We must address these issues because the next "big bad thing", as Peggy Noonan puts it, may be a terrorist attack with WMD on several American cities. We will have no warning about those as we did with this hurricane. And we must be prepared to act swiftly. We must cut the red tape that keeps federal help and military help from coming until local officials request it -- when local officials are either too traumatized, dazed, incompetent or lazy -- or perhaps dead or incommunicado as may be the case in a worst-case scenario.
On an individual basis, every American citizen and household must realize, looking at what we have witnessed here the last 6 days, that you are going to be on your own for at least a week, perhaps more, before help can come to you. Be prepared with extra food, water, batteries and other common sense emergency supplies. If nothing else you'll be ready for the next big snowstorm, hurricane or other natural disaster that hits.
Now we have to lay aside all the nonsensical laying of blame which is only a game of politics, and get down to the business of rebuilding our coast, finding homes for all these refugees, and start putting our heads together to come up with creative ideas how all this can be done.
We have the unprecedented case of millions of our citizens who find themselves suddenly homeless, without a job, and with little idea of how they can put their lives back together while those areas are rebuilt.
New Orleans obviously presents the greatest challenge because it may be months and months before that city is even habitable again.
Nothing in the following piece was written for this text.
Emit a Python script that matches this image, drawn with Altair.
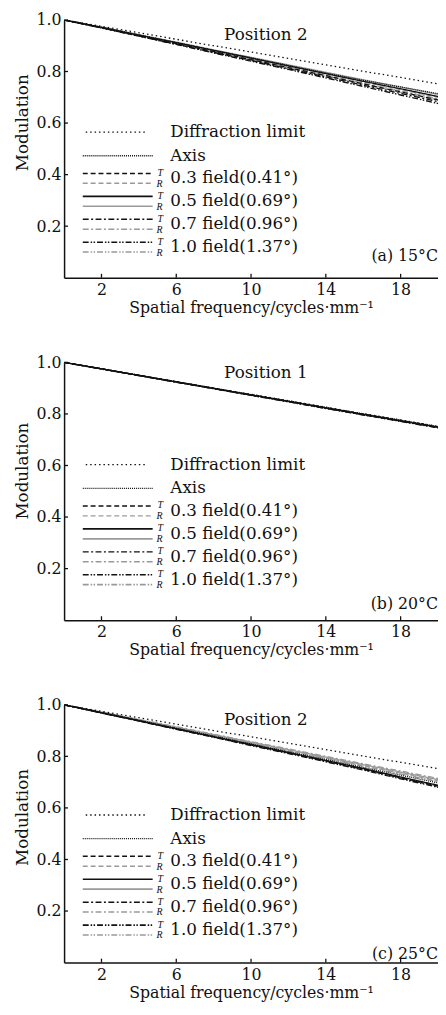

How are those businesses going to keep going in the meantime? Where are these people to be housed? What occupations can they be given? Let's have solutions and creative ideas. That's what we need -- the American people can do it -- we carved this nation out of the wilderness. Our
people are of hardy stock -- we are all immigrants to this great land who grabbed a piece of the American dream and made it ours.
Let's stop the Global Whining and get moving!